The fundamental problem is that the habit of “lawyering” with biased arguments on behalf of a client, which is inherent to the adversarial system of the common law courts, is being improperly extended to the political arena where we are supposed to be building consensus and unity, not pursuing division and contention and a “win or lose” mindset that allows for no compromise or even a concession that the other side has an honorable purpose in mind.
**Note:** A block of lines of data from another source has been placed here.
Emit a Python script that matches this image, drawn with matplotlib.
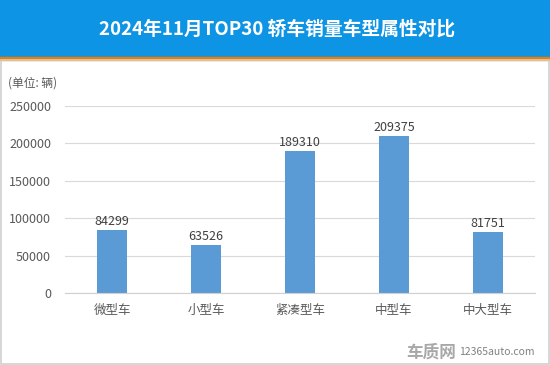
import matplotlib.pyplot as plt
from matplotlib.patches import Rectangle

plt.rcParams['font.family'] = ['Noto Sans CJK SC', 'DejaVu Sans']

# data
categories = ['微型车', '小型车', '紧凑型车', '中型车', '中大型车']
sales = [84299, 63526, 189310, 209375, 81751]
yticks = [0, 50000, 100000, 150000, 200000, 250000]

fig = plt.figure(figsize=(5.5, 3.65), dpi=100)

# header band
fig.patches.append(Rectangle((0, 1 - 57 / 365), 1, 57 / 365, transform=fig.transFigure,
                             color='#0d94e4', zorder=0))
fig.patches.append(Rectangle((0, 1 - 60 / 365), 1, 3 / 365, transform=fig.transFigure,
                             color='#f07d00', zorder=1))
# outer frame
fig.patches.append(Rectangle((0.002, 0.003), 0.996, 1 - 60 / 365 - 0.003, transform=fig.transFigure,
                             fill=False, edgecolor='#d0d0d0', lw=1.2, zorder=1))
fig.text(0.504, 1 - 29 / 365, '2024年11月TOP30 轿车销量车型属性对比', color='white',
         fontsize=13.5, fontweight='bold', ha='center', va='center')

ax = fig.add_axes([65 / 550, 1 - 293 / 365, 470 / 550, (293 - 106) / 365])
x = range(len(categories))
ax.bar(x, sales, width=0.32, color='#5b9bd5', zorder=2)
for i, v in enumerate(sales):
    ax.text(i, v + 3000, str(v), ha='center', va='bottom', fontsize=9, color='#404040')

ax.set_xlim(-0.5, len(categories) - 0.5)
ax.set_ylim(0, 250000)
ax.set_yticks(yticks)
ax.set_yticklabels([str(t) for t in yticks])
ax.set_xticks(list(x))
ax.set_xticklabels(categories)
ax.grid(axis='y', color='#d9d9d9', lw=0.8, zorder=0)
for s in ['top', 'right', 'left']:
    ax.spines[s].set_visible(False)
ax.spines['bottom'].set_color('#d0d0d0')
ax.tick_params(axis='both', length=0, labelsize=9, colors='#595959')
ax.tick_params(axis='y', pad=10)
ax.tick_params(axis='x', pad=8)

fig.text(8 / 550, 1 - 83 / 365, '(单位: 辆)', fontsize=8.5, color='#595959', va='center')

# watermark
fig.text(0.83, 0.035, '车质网', fontsize=12, color='#a8a8a8', fontweight='bold',
         ha='right', va='center')
fig.text(0.835, 0.035, '12365auto.com', fontsize=7.5, color='#808080',
         ha='left', va='center')

fig.savefig('out.png', dpi=100)
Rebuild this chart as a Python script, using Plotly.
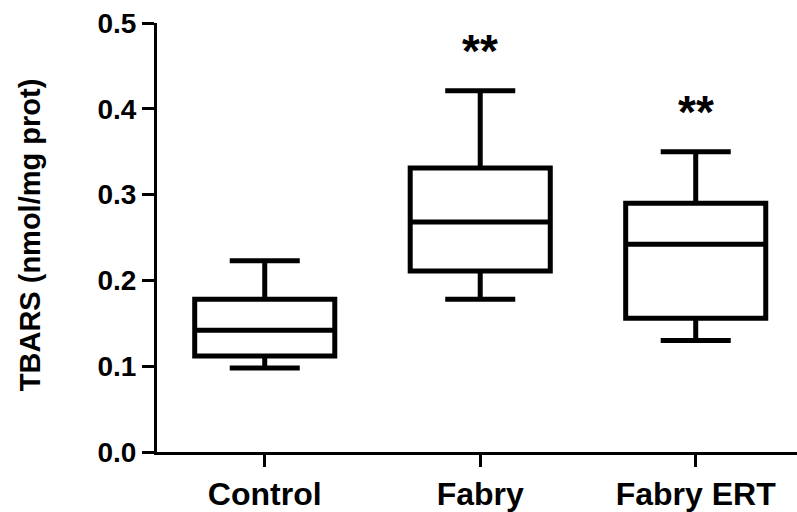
import plotly.graph_objects as go

categories = ["Control", "Fabry", "Fabry ERT"]
lower_whisker = [0.098, 0.178, 0.130]
q1_vals = [0.112, 0.211, 0.156]
median_vals = [0.142, 0.268, 0.242]
q3_vals = [0.178, 0.331, 0.290]
upper_whisker = [0.223, 0.421, 0.350]
significance = ["", "**", "**"]
y_ticks = [0.0, 0.1, 0.2, 0.3, 0.4, 0.5]

fig = go.Figure()
positions = list(range(len(categories)))
fig.add_trace(go.Box(
    x=positions,
    lowerfence=lower_whisker,
    q1=q1_vals,
    median=median_vals,
    q3=q3_vals,
    upperfence=upper_whisker,
    width=0.65,
    whiskerwidth=0.5,
    fillcolor="white",
    line=dict(color="black", width=5),
    boxpoints=False,
    hoverinfo="skip",
    showlegend=False,
))

font_family = "Liberation Sans, Arial, sans-serif"
for i, s in enumerate(significance):
    if s:
        fig.add_annotation(
            x=positions[i], y=upper_whisker[i], xref="x", yref="y",
            text="<b>" + s + "</b>", showarrow=False,
            yshift=40, yanchor="middle",
            font=dict(family=font_family, size=46, color="black"),
        )

fig.add_annotation(
    x=-0.198, y=0.506, xref="paper", yref="paper",
    text="<b>TBARS (nmol/mg prot)</b>", textangle=-90, showarrow=False,
    xanchor="center", yanchor="middle",
    font=dict(family=font_family, size=29, color="black"),
)

fig.update_layout(
    width=797, height=512,
    margin=dict(l=157, r=0, t=23, b=58),
    paper_bgcolor="white", plot_bgcolor="white",
    font=dict(family=font_family, color="black"),
)
fig.update_xaxes(
    range=[-0.5, 2.47],
    tickmode="array", tickvals=positions,
    ticktext=["<b>" + c + "</b>" for c in categories],
    tickfont=dict(family=font_family, size=32, color="black"),
    showline=True, linecolor="black", linewidth=3,
    ticks="outside", ticklen=12, tickwidth=3, tickcolor="black",
    showgrid=False, zeroline=False,
)
fig.update_yaxes(
    range=[0, 0.5],
    tickmode="array", tickvals=y_ticks,
    ticktext=["<b>%.1f</b>" % v for v in y_ticks],
    tickfont=dict(family=font_family, size=28, color="black"),
    showline=True, linecolor="black", linewidth=3,
    ticks="outside", ticklen=12, tickwidth=3, tickcolor="black",
    showgrid=False, zeroline=False,
)

fig.write_html("out.html")
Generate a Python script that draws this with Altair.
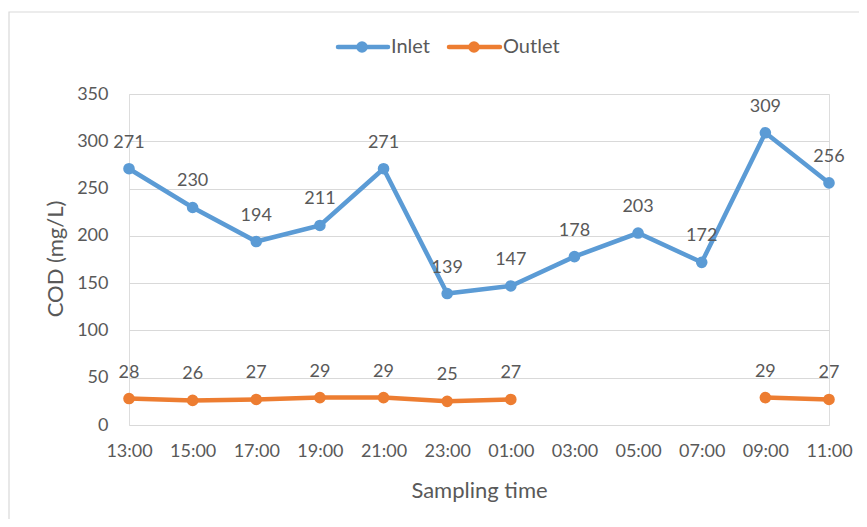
import altair as alt
import pandas as pd

times = ["13:00", "15:00", "17:00", "19:00", "21:00", "23:00", "01:00",
         "03:00", "05:00", "07:00", "09:00", "11:00"]
inlet = [271, 230, 194, 211, 271, 139, 147, 178, 203, 172, 309, 256]
outlet = [28, 26, 27, 29, 29, 25, 27, None, None, None, 29, 27]
series_names = ["Inlet", "Outlet"]
series_colors = ["#5B9BD5", "#ED7D31"]

rows = []
for name, vals in zip(series_names, [inlet, outlet]):
    for t, v in zip(times, vals):
        rows.append({"time": t, "series": name, "cod": v})
df = pd.DataFrame(rows)

FONT = "Lato"
GRAY = "#595959"
W, H = 700, 331
X0, Y0 = 129, 94  # page position of the plot origin

x_enc = alt.X("time:N", sort=times,
              scale=alt.Scale(type="point", padding=0),
              axis=alt.Axis(title="Sampling time", labelAngle=0, labelFontSize=18,
                            labelColor=GRAY, labelFont=FONT, labelPadding=17,
                            ticks=False, domain=False, grid=False,
                            titleFontSize=22, titleColor=GRAY, titleFont=FONT,
                            titleFontWeight="normal", titleX=W / 2, titleY=65,
                            titleBaseline="middle"))
y_enc = alt.Y("cod:Q", scale=alt.Scale(domain=[0, 350], nice=False),
              axis=alt.Axis(title="COD (mg/L)", values=list(range(0, 351, 50)),
                            labelFontSize=18, labelColor=GRAY, labelFont=FONT,
                            labelPadding=21, ticks=False, domain=False,
                            grid=True, gridColor="#D9D9D9", gridWidth=1.2,
                            titleFontSize=22, titleColor=GRAY, titleFont=FONT,
                            titleFontWeight="normal", titleX=-74, titleY=H / 2 - 1,
                            titleAngle=270, titleAlign="center",
                            titleBaseline="middle"))
color_enc = alt.Color("series:N", scale=alt.Scale(domain=series_names, range=series_colors),
                      legend=None)

base = alt.Chart(df).encode(x=x_enc, y=y_enc, color=color_enc)

lines = base.mark_line(strokeWidth=4.5)
points = base.mark_point(filled=True, size=135, opacity=1).transform_filter("isValid(datum.cod)")
labels = base.mark_text(dy=-21, fontSize=18, font=FONT, color=GRAY,
                        baseline="alphabetic").encode(
    text=alt.Text("cod:Q"), color=alt.value(GRAY)).transform_filter("isValid(datum.cod)")

# border of the chart area
border = alt.Chart(pd.DataFrame({"a": [0]})).mark_rect(
    fill=None, stroke="#D9D9D9", strokeWidth=1.2).encode(
    x=alt.value(9 - X0), x2=alt.value(W + 80), y=alt.value(12 - Y0), y2=alt.value(H + 120))

# custom legend
leg_parts = []
leg_pos = [(338, 388, 362, 391), (449, 500, 474, 503)]
for name, col, (x1, x2, xc, xt) in zip(series_names, series_colors, leg_pos):
    ly = 47 - Y0
    src = alt.Chart(pd.DataFrame({"s": [name]}))
    leg_parts.append(src.mark_rule(color=col, strokeWidth=4.5, strokeCap="round").encode(
        x=alt.value(x1 - X0), x2=alt.value(x2 - X0), y=alt.value(ly)))
    leg_parts.append(src.mark_point(filled=True, size=135, opacity=1, color=col).encode(
        x=alt.value(xc - X0), y=alt.value(ly)))
    leg_parts.append(src.mark_text(align="left", baseline="middle", fontSize=20,
                                   font=FONT, color=GRAY).encode(
        x=alt.value(xt - X0), y=alt.value(ly), text="s:N"))

chart = alt.layer(border, lines, points, labels, *leg_parts).properties(
    width=W, height=H,
    autosize=alt.AutoSizeParams(type="none"),
    padding={"left": X0 - 8, "top": Y0 - 8, "right": 851 - (X0 - 8) - W,
             "bottom": 511 - (Y0 - 8) - H},
).configure_view(stroke=None).configure(background="white")

chart.save("out.html", embed_options={"renderer": "svg", "actions": False})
Candidates are afraid that if the voters do not see an election as a life-or-death decision, they will not bother to vote.

The irony is that most lawsuits actually end up being resolved by a settlement in compromise, usually without a trial and its argumentation before a jury, but there is no room for compromise in the political arena, since any concession is viewed as an admission against interest, and a sign of weakness and lack of confidence in one’s own side.

When religion gets coopted into this unduly adversarial process, churches are pushed to take sides, when there is much more to a real church than political positions. (The problem with the church Obama recently resigned from is that it had apparently become more of a political advocate than a means to spiritual salvation for its members.)